SET TASK>
Copy the data exactly; pictures stay out of the copy.

DATASET EXTRACT>
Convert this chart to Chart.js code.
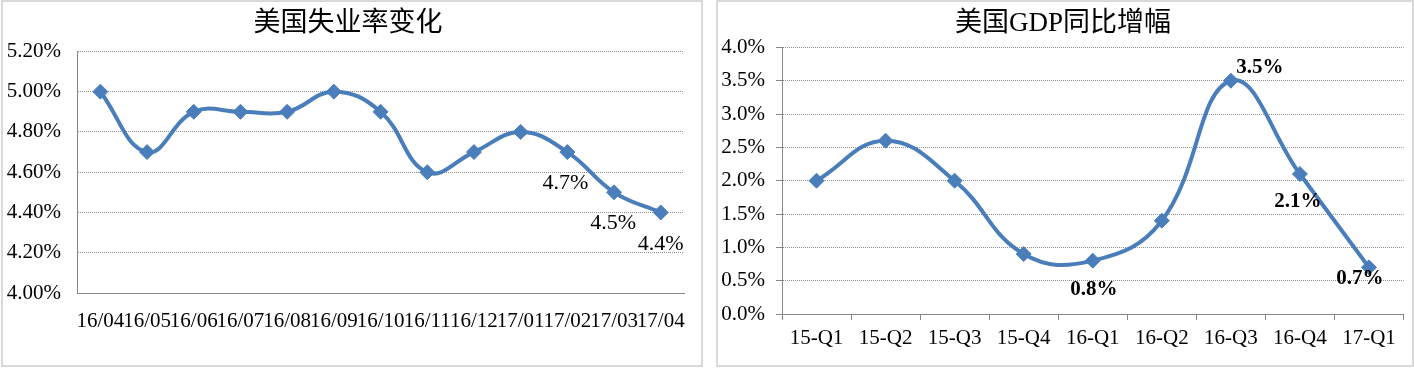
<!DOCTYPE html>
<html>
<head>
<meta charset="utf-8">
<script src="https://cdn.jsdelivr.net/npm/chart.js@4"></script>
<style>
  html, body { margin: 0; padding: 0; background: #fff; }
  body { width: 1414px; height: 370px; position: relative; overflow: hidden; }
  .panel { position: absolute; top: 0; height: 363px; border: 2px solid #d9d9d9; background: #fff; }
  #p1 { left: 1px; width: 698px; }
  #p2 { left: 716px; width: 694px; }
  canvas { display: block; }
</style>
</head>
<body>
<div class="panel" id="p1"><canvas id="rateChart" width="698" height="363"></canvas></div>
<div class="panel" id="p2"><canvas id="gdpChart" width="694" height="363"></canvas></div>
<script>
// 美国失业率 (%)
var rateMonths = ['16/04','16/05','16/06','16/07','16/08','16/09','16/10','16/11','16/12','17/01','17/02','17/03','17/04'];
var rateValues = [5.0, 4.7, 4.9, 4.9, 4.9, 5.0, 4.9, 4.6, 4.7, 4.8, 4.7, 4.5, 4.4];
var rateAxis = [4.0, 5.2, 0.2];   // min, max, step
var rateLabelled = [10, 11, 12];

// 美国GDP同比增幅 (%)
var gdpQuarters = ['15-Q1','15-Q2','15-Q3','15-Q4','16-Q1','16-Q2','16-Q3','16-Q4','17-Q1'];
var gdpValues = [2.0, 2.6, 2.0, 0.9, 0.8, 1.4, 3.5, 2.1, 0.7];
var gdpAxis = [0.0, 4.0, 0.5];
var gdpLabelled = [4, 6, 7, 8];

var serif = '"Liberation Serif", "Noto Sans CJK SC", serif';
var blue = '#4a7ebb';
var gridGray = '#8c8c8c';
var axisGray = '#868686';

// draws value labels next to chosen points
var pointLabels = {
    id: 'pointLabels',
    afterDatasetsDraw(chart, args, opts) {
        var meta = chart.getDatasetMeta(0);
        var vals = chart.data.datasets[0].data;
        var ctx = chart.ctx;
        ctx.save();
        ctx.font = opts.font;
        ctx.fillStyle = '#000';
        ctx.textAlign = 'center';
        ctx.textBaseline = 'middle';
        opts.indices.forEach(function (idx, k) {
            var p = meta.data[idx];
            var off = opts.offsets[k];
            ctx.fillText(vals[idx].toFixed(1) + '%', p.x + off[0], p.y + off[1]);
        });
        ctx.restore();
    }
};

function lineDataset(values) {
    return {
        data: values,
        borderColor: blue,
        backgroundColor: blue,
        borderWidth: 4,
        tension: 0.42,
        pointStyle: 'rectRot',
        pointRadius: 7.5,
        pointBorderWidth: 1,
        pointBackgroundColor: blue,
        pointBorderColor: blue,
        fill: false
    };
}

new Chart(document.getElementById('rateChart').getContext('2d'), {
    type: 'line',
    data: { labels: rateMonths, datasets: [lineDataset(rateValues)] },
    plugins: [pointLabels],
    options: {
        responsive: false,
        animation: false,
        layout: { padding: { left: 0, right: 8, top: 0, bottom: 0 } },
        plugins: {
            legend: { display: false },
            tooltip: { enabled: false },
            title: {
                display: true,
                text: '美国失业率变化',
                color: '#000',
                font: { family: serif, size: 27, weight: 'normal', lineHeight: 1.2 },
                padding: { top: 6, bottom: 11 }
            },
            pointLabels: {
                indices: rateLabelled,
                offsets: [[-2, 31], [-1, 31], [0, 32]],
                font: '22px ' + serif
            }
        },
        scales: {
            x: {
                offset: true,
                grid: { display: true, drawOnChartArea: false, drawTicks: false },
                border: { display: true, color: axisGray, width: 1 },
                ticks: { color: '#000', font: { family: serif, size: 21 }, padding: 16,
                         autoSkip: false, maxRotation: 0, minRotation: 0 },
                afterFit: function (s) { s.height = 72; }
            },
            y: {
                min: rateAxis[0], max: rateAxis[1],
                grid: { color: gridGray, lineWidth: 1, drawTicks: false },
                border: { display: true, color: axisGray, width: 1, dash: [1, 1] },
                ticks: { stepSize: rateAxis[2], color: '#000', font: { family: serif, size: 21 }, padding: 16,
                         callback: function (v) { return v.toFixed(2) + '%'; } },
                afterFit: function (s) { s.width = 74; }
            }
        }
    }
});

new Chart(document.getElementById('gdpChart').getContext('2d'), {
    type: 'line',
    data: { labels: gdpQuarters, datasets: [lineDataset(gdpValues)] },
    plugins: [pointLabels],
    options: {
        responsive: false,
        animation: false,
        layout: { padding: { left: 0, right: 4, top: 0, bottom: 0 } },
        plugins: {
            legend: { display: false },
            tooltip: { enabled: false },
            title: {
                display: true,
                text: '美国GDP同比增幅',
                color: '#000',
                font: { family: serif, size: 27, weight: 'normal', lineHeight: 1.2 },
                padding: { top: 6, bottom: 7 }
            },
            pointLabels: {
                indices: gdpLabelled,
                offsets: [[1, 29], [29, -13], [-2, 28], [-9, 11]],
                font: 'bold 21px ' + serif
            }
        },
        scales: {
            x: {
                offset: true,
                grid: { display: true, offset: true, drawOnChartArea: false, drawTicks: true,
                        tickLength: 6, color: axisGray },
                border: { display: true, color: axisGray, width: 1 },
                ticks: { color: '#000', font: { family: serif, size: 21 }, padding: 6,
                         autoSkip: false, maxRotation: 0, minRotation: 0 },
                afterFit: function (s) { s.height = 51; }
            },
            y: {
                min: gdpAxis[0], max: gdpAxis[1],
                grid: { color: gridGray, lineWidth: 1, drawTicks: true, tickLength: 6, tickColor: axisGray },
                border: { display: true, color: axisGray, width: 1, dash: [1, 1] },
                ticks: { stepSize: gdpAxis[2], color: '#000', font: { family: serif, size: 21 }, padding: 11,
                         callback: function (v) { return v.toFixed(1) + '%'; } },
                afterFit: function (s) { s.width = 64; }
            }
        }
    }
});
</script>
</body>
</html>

EXPECTED OUTPUT>
Convert this chart to Chart.js code.
<!DOCTYPE html>
<html>
<head>
<meta charset="utf-8">
<script src="https://cdn.jsdelivr.net/npm/chart.js@4"></script>
<style>
  html, body { margin: 0; padding: 0; background: #fff; }
  body { width: 1414px; height: 370px; position: relative; overflow: hidden; }
  .panel { position: absolute; top: 0; height: 363px; border: 2px solid #d9d9d9; background: #fff; }
  #p1 { left: 1px; width: 698px; }
  #p2 { left: 716px; width: 694px; }
  canvas { display: block; }
</style>
</head>
<body>
<div class="panel" id="p1"><canvas id="rateChart" width="698" height="363"></canvas></div>
<div class="panel" id="p2"><canvas id="gdpChart" width="694" height="363"></canvas></div>
<script>
// 美国失业率 (%)
var rateMonths = ['16/04','16/05','16/06','16/07','16/08','16/09','16/10','16/11','16/12','17/01','17/02','17/03','17/04'];
var rateValues = [5.0, 4.7, 4.9, 4.9, 4.9, 5.0, 4.9, 4.6, 4.7, 4.8, 4.7, 4.5, 4.4];
var rateAxis = [4.0, 5.2, 0.2];   // min, max, step
var rateLabelled = [10, 11, 12];

// 美国GDP同比增幅 (%)
var gdpQuarters = ['15-Q1','15-Q2','15-Q3','15-Q4','16-Q1','16-Q2','16-Q3','16-Q4','17-Q1'];
var gdpValues = [2.0, 2.6, 2.0, 0.9, 0.8, 1.4, 3.5, 2.1, 0.7];
var gdpAxis = [0.0, 4.0, 0.5];
var gdpLabelled = [4, 6, 7, 8];

var serif = '"Liberation Serif", "Noto Sans CJK SC", serif';
var blue = '#4a7ebb';
var gridGray = '#8c8c8c';
var axisGray = '#868686';

// draws value labels next to chosen points
var pointLabels = {
    id: 'pointLabels',
    afterDatasetsDraw(chart, args, opts) {
        var meta = chart.getDatasetMeta(0);
        var vals = chart.data.datasets[0].data;
        var ctx = chart.ctx;
        ctx.save();
        ctx.font = opts.font;
        ctx.fillStyle = '#000';
        ctx.textAlign = 'center';
        ctx.textBaseline = 'middle';
        opts.indices.forEach(function (idx, k) {
            var p = meta.data[idx];
            var off = opts.offsets[k];
            ctx.fillText(vals[idx].toFixed(1) + '%', p.x + off[0], p.y + off[1]);
        });
        ctx.restore();
    }
};

function lineDataset(values) {
    return {
        data: values,
        borderColor: blue,
        backgroundColor: blue,
        borderWidth: 4,
        tension: 0.42,
        pointStyle: 'rectRot',
        pointRadius: 7.5,
        pointBorderWidth: 1,
        pointBackgroundColor: blue,
        pointBorderColor: blue,
        fill: false
    };
}

new Chart(document.getElementById('rateChart').getContext('2d'), {
    type: 'line',
    data: { labels: rateMonths, datasets: [lineDataset(rateValues)] },
    plugins: [pointLabels],
    options: {
        responsive: false,
        animation: false,
        layout: { padding: { left: 0, right: 8, top: 0, bottom: 0 } },
        plugins: {
            legend: { display: false },
            tooltip: { enabled: false },
            title: {
                display: true,
                text: '美国失业率变化',
                color: '#000',
                font: { family: serif, size: 27, weight: 'normal', lineHeight: 1.2 },
                padding: { top: 6, bottom: 11 }
            },
            pointLabels: {
                indices: rateLabelled,
                offsets: [[-2, 31], [-1, 31], [0, 32]],
                font: '22px ' + serif
            }
        },
        scales: {
            x: {
                offset: true,
                grid: { display: true, drawOnChartArea: false, drawTicks: false },
                border: { display: true, color: axisGray, width: 1 },
                ticks: { color: '#000', font: { family: serif, size: 21 }, padding: 16,
                         autoSkip: false, maxRotation: 0, minRotation: 0 },
                afterFit: function (s) { s.height = 72; }
            },
            y: {
                min: rateAxis[0], max: rateAxis[1],
                grid: { color: gridGray, lineWidth: 1, drawTicks: false },
                border: { display: true, color: axisGray, width: 1, dash: [1, 1] },
                ticks: { stepSize: rateAxis[2], color: '#000', font: { family: serif, size: 21 }, padding: 16,
                         callback: function (v) { return v.toFixed(2) + '%'; } },
                afterFit: function (s) { s.width = 74; }
            }
        }
    }
});

new Chart(document.getElementById('gdpChart').getContext('2d'), {
    type: 'line',
    data: { labels: gdpQuarters, datasets: [lineDataset(gdpValues)] },
    plugins: [pointLabels],
    options: {
        responsive: false,
        animation: false,
        layout: { padding: { left: 0, right: 4, top: 0, bottom: 0 } },
        plugins: {
            legend: { display: false },
            tooltip: { enabled: false },
            title: {
                display: true,
                text: '美国GDP同比增幅',
                color: '#000',
                font: { family: serif, size: 27, weight: 'normal', lineHeight: 1.2 },
                padding: { top: 6, bottom: 7 }
            },
            pointLabels: {
                indices: gdpLabelled,
                offsets: [[1, 29], [29, -13], [-2, 28], [-9, 11]],
                font: 'bold 21px ' + serif
            }
        },
        scales: {
            x: {
                offset: true,
                grid: { display: true, offset: true, drawOnChartArea: false, drawTicks: true,
                        tickLength: 6, color: axisGray },
                border: { display: true, color: axisGray, width: 1 },
                ticks: { color: '#000', font: { family: serif, size: 21 }, padding: 6,
                         autoSkip: false, maxRotation: 0, minRotation: 0 },
                afterFit: function (s) { s.height = 51; }
            },
            y: {
                min: gdpAxis[0], max: gdpAxis[1],
                grid: { color: gridGray, lineWidth: 1, drawTicks: true, tickLength: 6, tickColor: axisGray },
                border: { display: true, color: axisGray, width: 1, dash: [1, 1] },
                ticks: { stepSize: gdpAxis[2], color: '#000', font: { family: serif, size: 21 }, padding: 11,
                         callback: function (v) { return v.toFixed(1) + '%'; } },
                afterFit: function (s) { s.width = 64; }
            }
        }
    }
});
</script>
</body>
</html>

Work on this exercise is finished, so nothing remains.